--- begin Data section ---

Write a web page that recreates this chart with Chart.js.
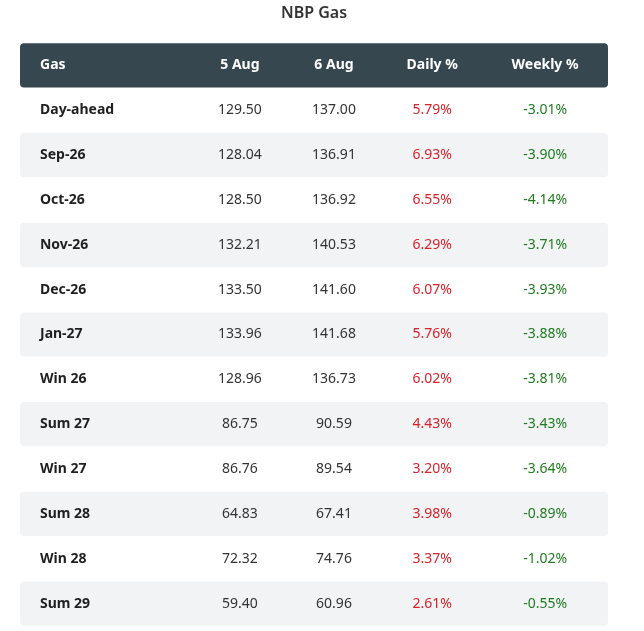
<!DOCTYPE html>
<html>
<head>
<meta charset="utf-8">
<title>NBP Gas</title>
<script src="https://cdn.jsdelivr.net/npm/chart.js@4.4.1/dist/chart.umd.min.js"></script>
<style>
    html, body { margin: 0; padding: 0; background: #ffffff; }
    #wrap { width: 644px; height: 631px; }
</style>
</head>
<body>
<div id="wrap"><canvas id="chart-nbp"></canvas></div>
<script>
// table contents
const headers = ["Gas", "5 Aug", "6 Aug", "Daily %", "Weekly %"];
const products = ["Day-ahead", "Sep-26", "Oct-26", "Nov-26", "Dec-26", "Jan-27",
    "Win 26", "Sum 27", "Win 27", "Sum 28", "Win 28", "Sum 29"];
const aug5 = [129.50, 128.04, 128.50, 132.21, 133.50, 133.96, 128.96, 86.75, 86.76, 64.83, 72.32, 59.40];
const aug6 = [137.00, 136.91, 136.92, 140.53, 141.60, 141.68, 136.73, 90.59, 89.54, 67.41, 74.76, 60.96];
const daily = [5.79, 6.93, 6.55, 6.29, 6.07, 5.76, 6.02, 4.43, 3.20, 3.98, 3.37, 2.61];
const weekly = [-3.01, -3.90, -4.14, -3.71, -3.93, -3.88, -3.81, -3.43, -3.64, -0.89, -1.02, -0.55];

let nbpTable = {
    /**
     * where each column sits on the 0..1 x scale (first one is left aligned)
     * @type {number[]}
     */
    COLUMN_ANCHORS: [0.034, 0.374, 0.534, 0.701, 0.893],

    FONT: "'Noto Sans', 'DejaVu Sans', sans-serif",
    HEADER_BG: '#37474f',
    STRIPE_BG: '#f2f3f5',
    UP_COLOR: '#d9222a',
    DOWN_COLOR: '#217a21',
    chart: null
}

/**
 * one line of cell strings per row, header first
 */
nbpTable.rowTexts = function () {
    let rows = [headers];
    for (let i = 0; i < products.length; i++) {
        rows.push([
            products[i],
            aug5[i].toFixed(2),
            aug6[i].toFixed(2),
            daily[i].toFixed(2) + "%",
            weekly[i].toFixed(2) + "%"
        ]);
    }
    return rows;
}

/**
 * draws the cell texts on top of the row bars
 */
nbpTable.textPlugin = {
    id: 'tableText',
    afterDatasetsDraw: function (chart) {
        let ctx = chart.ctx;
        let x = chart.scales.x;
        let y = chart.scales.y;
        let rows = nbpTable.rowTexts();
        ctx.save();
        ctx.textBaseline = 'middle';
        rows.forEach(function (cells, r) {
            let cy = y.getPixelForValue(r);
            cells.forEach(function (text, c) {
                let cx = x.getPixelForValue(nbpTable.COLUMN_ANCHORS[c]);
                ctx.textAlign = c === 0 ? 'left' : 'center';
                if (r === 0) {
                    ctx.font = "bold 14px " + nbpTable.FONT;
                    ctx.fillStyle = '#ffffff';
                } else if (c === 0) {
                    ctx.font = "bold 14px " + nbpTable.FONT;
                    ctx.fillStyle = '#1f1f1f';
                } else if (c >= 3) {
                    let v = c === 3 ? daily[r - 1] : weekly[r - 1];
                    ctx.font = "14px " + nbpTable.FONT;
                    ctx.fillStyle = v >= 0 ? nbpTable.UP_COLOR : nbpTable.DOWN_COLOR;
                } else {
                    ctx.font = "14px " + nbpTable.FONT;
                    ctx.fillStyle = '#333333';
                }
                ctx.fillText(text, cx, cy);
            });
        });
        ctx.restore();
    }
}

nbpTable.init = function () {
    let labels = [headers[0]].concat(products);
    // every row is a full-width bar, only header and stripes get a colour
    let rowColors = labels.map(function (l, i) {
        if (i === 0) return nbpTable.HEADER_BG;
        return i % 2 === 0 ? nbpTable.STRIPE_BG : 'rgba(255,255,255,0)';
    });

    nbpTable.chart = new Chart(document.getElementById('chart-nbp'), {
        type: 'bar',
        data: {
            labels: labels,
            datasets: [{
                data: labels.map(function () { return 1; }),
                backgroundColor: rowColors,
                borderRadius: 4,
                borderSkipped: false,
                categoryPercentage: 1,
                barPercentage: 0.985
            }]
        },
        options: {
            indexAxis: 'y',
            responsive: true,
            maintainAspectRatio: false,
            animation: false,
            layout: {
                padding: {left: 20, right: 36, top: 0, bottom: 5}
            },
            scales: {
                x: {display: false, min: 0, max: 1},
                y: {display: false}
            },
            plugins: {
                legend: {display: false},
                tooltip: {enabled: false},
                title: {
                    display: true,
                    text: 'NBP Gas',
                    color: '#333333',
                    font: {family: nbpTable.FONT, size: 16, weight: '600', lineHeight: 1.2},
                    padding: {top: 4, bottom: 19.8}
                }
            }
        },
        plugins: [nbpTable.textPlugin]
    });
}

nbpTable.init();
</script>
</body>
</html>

--- end Data section ---

Work to be completed
Make an exact copy of all the material, but keep the pictures out of it.

Full solution
Write a web page that recreates this chart with Chart.js.
<!DOCTYPE html>
<html>
<head>
<meta charset="utf-8">
<title>NBP Gas</title>
<script src="https://cdn.jsdelivr.net/npm/chart.js@4.4.1/dist/chart.umd.min.js"></script>
<style>
    html, body { margin: 0; padding: 0; background: #ffffff; }
    #wrap { width: 644px; height: 631px; }
</style>
</head>
<body>
<div id="wrap"><canvas id="chart-nbp"></canvas></div>
<script>
// table contents
const headers = ["Gas", "5 Aug", "6 Aug", "Daily %", "Weekly %"];
const products = ["Day-ahead", "Sep-26", "Oct-26", "Nov-26", "Dec-26", "Jan-27",
    "Win 26", "Sum 27", "Win 27", "Sum 28", "Win 28", "Sum 29"];
const aug5 = [129.50, 128.04, 128.50, 132.21, 133.50, 133.96, 128.96, 86.75, 86.76, 64.83, 72.32, 59.40];
const aug6 = [137.00, 136.91, 136.92, 140.53, 141.60, 141.68, 136.73, 90.59, 89.54, 67.41, 74.76, 60.96];
const daily = [5.79, 6.93, 6.55, 6.29, 6.07, 5.76, 6.02, 4.43, 3.20, 3.98, 3.37, 2.61];
const weekly = [-3.01, -3.90, -4.14, -3.71, -3.93, -3.88, -3.81, -3.43, -3.64, -0.89, -1.02, -0.55];

let nbpTable = {
    /**
     * where each column sits on the 0..1 x scale (first one is left aligned)
     * @type {number[]}
     */
    COLUMN_ANCHORS: [0.034, 0.374, 0.534, 0.701, 0.893],

    FONT: "'Noto Sans', 'DejaVu Sans', sans-serif",
    HEADER_BG: '#37474f',
    STRIPE_BG: '#f2f3f5',
    UP_COLOR: '#d9222a',
    DOWN_COLOR: '#217a21',
    chart: null
}

/**
 * one line of cell strings per row, header first
 */
nbpTable.rowTexts = function () {
    let rows = [headers];
    for (let i = 0; i < products.length; i++) {
        rows.push([
            products[i],
            aug5[i].toFixed(2),
            aug6[i].toFixed(2),
            daily[i].toFixed(2) + "%",
            weekly[i].toFixed(2) + "%"
        ]);
    }
    return rows;
}

/**
 * draws the cell texts on top of the row bars
 */
nbpTable.textPlugin = {
    id: 'tableText',
    afterDatasetsDraw: function (chart) {
        let ctx = chart.ctx;
        let x = chart.scales.x;
        let y = chart.scales.y;
        let rows = nbpTable.rowTexts();
        ctx.save();
        ctx.textBaseline = 'middle';
        rows.forEach(function (cells, r) {
            let cy = y.getPixelForValue(r);
            cells.forEach(function (text, c) {
                let cx = x.getPixelForValue(nbpTable.COLUMN_ANCHORS[c]);
                ctx.textAlign = c === 0 ? 'left' : 'center';
                if (r === 0) {
                    ctx.font = "bold 14px " + nbpTable.FONT;
                    ctx.fillStyle = '#ffffff';
                } else if (c === 0) {
                    ctx.font = "bold 14px " + nbpTable.FONT;
                    ctx.fillStyle = '#1f1f1f';
                } else if (c >= 3) {
                    let v = c === 3 ? daily[r - 1] : weekly[r - 1];
                    ctx.font = "14px " + nbpTable.FONT;
                    ctx.fillStyle = v >= 0 ? nbpTable.UP_COLOR : nbpTable.DOWN_COLOR;
                } else {
                    ctx.font = "14px " + nbpTable.FONT;
                    ctx.fillStyle = '#333333';
                }
                ctx.fillText(text, cx, cy);
            });
        });
        ctx.restore();
    }
}

nbpTable.init = function () {
    let labels = [headers[0]].concat(products);
    // every row is a full-width bar, only header and stripes get a colour
    let rowColors = labels.map(function (l, i) {
        if (i === 0) return nbpTable.HEADER_BG;
        return i % 2 === 0 ? nbpTable.STRIPE_BG : 'rgba(255,255,255,0)';
    });

    nbpTable.chart = new Chart(document.getElementById('chart-nbp'), {
        type: 'bar',
        data: {
            labels: labels,
            datasets: [{
                data: labels.map(function () { return 1; }),
                backgroundColor: rowColors,
                borderRadius: 4,
                borderSkipped: false,
                categoryPercentage: 1,
                barPercentage: 0.985
            }]
        },
        options: {
            indexAxis: 'y',
            responsive: true,
            maintainAspectRatio: false,
            animation: false,
            layout: {
                padding: {left: 20, right: 36, top: 0, bottom: 5}
            },
            scales: {
                x: {display: false, min: 0, max: 1},
                y: {display: false}
            },
            plugins: {
                legend: {display: false},
                tooltip: {enabled: false},
                title: {
                    display: true,
                    text: 'NBP Gas',
                    color: '#333333',
                    font: {family: nbpTable.FONT, size: 16, weight: '600', lineHeight: 1.2},
                    padding: {top: 4, bottom: 19.8}
                }
            }
        },
        plugins: [nbpTable.textPlugin]
    });
}

nbpTable.init();
</script>
</body>
</html>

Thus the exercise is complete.